In the classroom, Keller promotes connections for students, provides mentoring and creates a sense of community, consistently instilling in her students an understanding of social and cultural disparities and inequalities in health. This commitment is also evident in her research, which focuses on African American health and well-being with emphasis on African American women as caregivers.

She’s additionally made an impact through her involvement with African American College of Nursing Student and Faculty chats, the Burke Foundation, Marquette’s Community Engagement Taskforce, Meta House and the Near West Side Partners Healthy Community Working Team.

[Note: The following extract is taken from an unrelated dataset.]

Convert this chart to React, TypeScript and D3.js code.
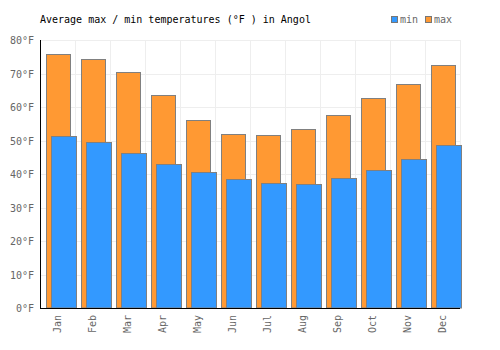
import React from "react";
import * as d3 from "d3";

const months = ["Jan","Feb","Mar","Apr","May","Jun","Jul","Aug","Sep","Oct","Nov","Dec"];
const maxTemps = [75.7,74.4,70.3,63.5,56.0,51.9,51.5,53.3,57.5,62.6,66.8,72.4];
const minTemps = [51.2,49.5,46.2,42.9,40.5,38.4,37.3,37.0,38.7,41.1,44.4,48.6];
const yTicks = [0,10,20,30,40,50,60,70,80];
const title = "Average max / min temperatures (°F ) in Angol";

export default function App() {
  const W = 500, H = 350;
  const left = 40, right = 460, top = 40, bottom = 308;
  const x = d3.scaleBand<string>().domain(months).range([left, right]).padding(0);
  const y = d3.scaleLinear().domain([0, 80]).range([bottom, top]);
  const bw = x.bandwidth();
  const font = "'DejaVu Sans Mono', monospace";
  const maxW = bw * 0.686, minW = bw * 0.714;
  return (
    <svg width={W} height={H} style={{ position: "absolute", left: 0, top: 0, background: "#fff" }}>
      <text x={40} y={23} fontFamily={font} fontSize={10} fill="#000">{title}</text>
      <rect x={391.5} y={16.5} width={6} height={6} fill="#3399ff" stroke="#777" />
      <text x={400} y={23} fontFamily={font} fontSize={10} fill="#666">min</text>
      <rect x={425.5} y={16.5} width={6} height={6} fill="#ff9933" stroke="#777" />
      <text x={434} y={23} fontFamily={font} fontSize={10} fill="#666">max</text>
      {yTicks.map(t => (
        <line key={"h" + t} x1={left} x2={right} y1={Math.round(y(t)) + 0.5} y2={Math.round(y(t)) + 0.5} stroke="#eeeeee" />
      ))}
      {months.map((m, i) => (
        <line key={"v" + m} x1={Math.round((x(m) as number) + bw) + 0.5} x2={Math.round((x(m) as number) + bw) + 0.5} y1={top} y2={bottom} stroke="#eeeeee" />
      ))}
      {months.map((m, i) => {
        const x0 = Math.round((x(m) as number) + bw * 0.171) + 0.5;
        const yt = Math.round(y(maxTemps[i])) + 0.5;
        return <rect key={"mx" + m} x={x0} y={yt} width={Math.round(maxW)} height={bottom - yt} fill="#ff9933" stroke="#808080" />;
      })}
      {months.map((m, i) => {
        const x0 = Math.round((x(m) as number) + bw * 0.314) + 0.5;
        const yt = Math.round(y(minTemps[i])) + 0.5;
        return <rect key={"mn" + m} x={x0} y={yt} width={Math.round(minW)} height={bottom - yt} fill="#3399ff" stroke="#808080" />;
      })}
      <line x1={left + 0.5} x2={left + 0.5} y1={top} y2={bottom + 0.5} stroke="#000" />
      <line x1={left} x2={right} y1={bottom + 0.5} y2={bottom + 0.5} stroke="#000" />
      {yTicks.map(t => (
        <text key={"yt" + t} x={34} y={y(t) + 4} textAnchor="end" fontFamily={font} fontSize={10} fill="#666">{t}°F</text>
      ))}
      {months.map(m => {
        const cx = (x(m) as number) + bw / 2 + 3.5;
        return (
          <text key={"xl" + m} transform={`translate(${cx},315) rotate(-90)`} textAnchor="end" fontFamily={font} fontSize={10} fill="#666">{m}</text>
        );
      })}
    </svg>
  );
}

“I am honored and grateful to receive the Marquette University 2024 Excellence in Diversity and Inclusion Faculty Award,” Keller said. “My passion and commitment to creating enriching environments that allow every individual to reach their highest potential is fueled by the wisdom, encouragement and unwavering support I have received from mentors, colleagues and community collaborators along the way. I am truly fortunate to engage in this work with students, faculty and community members who lean into courageous conversations and the work necessary to create communities where every individual feels welcomed, valued, and empowered.”

Also recognized at the Père Marquette Dinner were:

MCC Teaching Excellence Award 

Dr. Sergio González, assistant professor of history 

Dr. Sergio González was recognized from among a competitive slate of nominees for his clear contributions to the MCC’s learning outcomes, especially the fourth outcome, “Collaborators Promoting Equity and Justice across Cultural Contexts.” 

Nominators praised González’s promotion of community-engaged learning in the classroom and his ability to help students see their place in the larger history of Milwaukee. Student comments, meanwhile, stressed the ways his courses encouraged self-conscious learning that invited personal formation in the classroom. 

González specializes in the 20th-century intersection of labor, migration and religion in the United States with a particular focus on the history of Latino communities in the Midwest. 

“I’m honored to receive the MCC Teaching Excellence Award. In the face of efforts to dismantle liberal arts and the humanities, the Core offers an important opportunity to stay true to the tenets of a Jesuit education,” González said. “I treasure every opportunity to teach courses within the Core and work with Marquette students to prepare them to be well-rounded, engaged, and critical thinkers and doers in our communities.” 

Way Klingler Teaching Enhancement Award 

Faculty from the Department of Political Science and Department of English in the Klingler College of Arts and Sciences: 

  • Dr. Amber Wichowsky, professor and chair of the Department of Political Science 
  • Dr. Amelia Zurcher, director of the University Honors Program and professor of English 

The award grants $20,000 toward their project, “Civic Conversation and the MCC Methods of Inquiry Course,” which will adapt the goals and methods of Marquette’s successful co-curricular Civic Dialogues project into the Methods of Inquiry class (CORE 1929/1929H) in the Foundations Tier of the Marquette Core Curriculum. 

The project seeks to develop an innovative, cross-disciplinary first-year curriculum to teach civic reasoning and discourse and collaborative problem-solving skills to a significant portion of first-year undergraduates at Marquette. The Committee on Teaching praised the alignment of the project with Marquette’s mission to form persons with and for others. Committee members also praised the breadth of the project’s potential benefit for students across all seven undergraduate colleges.